The Fibonacci index is most actively used to calculate support and resistance levels for swings in price. Fibonacci retracement levels use horizontal lines to indicate areas of support or resistance at the key Fibonacci levels before the trend continues in the original direction.
These levels are created by drawing a trendline between the high and low and then dividing the vertical distance by the key Fibonacci ratios of 23.6%, 38.2%, 50%, 61.8% and 100%.
The Fibonacci Retracement indicator can be added to a chart in Tradingview as you can see in the image to the left.
To actually use the indicator you just have to click at the low of the wave and then click on the peak. After you do that you will get something like this.
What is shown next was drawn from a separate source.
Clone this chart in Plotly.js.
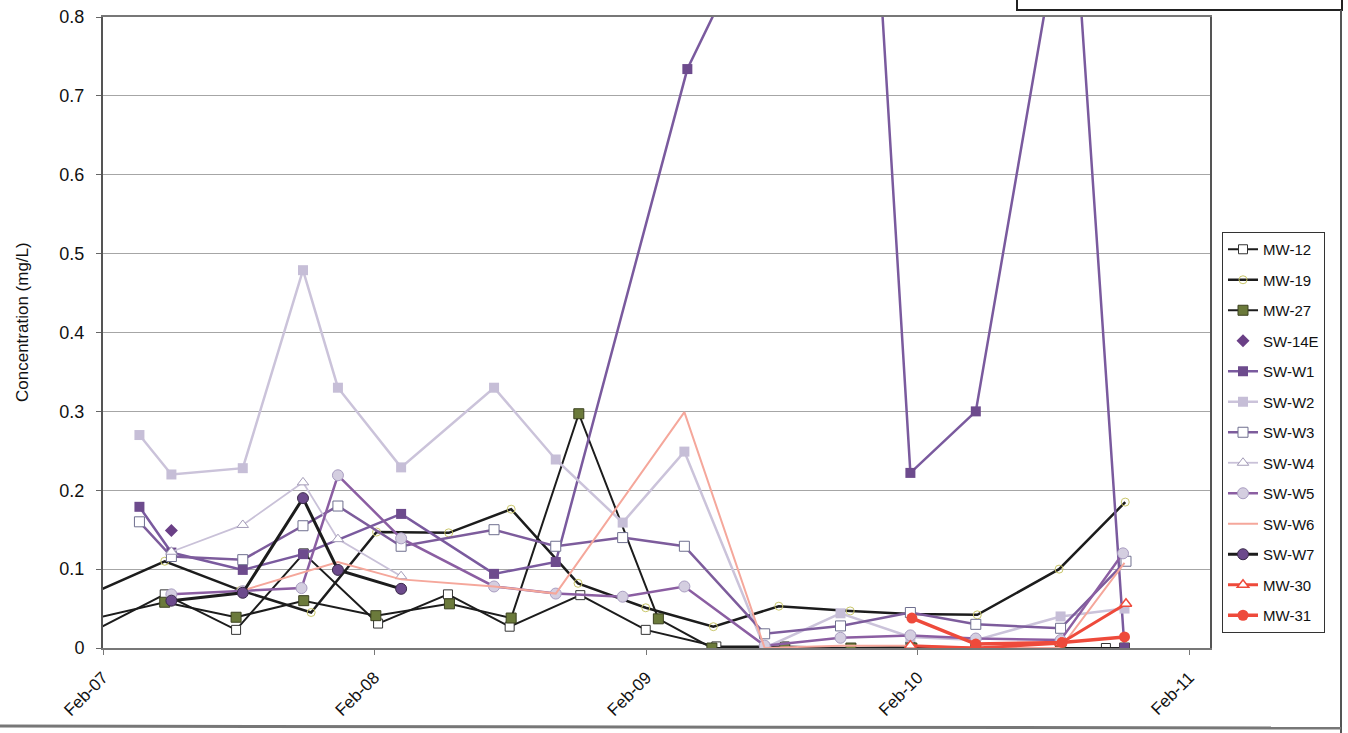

Generally speaking the 0.786 and 0.382 levels are the strongest. I picked this example randomly, not because it proved the point. But you can see very clearly how often these support and resistance lines are hit and how you can use them to trade
In this Litecoin chart you can see that the 0.236 and 0.38 levels played major roles as supports and the 0.618 and 0.5 levels turned into major resistance levels.
The FIB’s are not always completely accurate. When using this indicator, use always your mind also, don’t try to push extreme situations and price. Just because you are buying at the 0.236 level doesn’t mean the price will go up with 100% certainty but if you keep your trading to high probability events like this, you will notice a big increase in your profitability.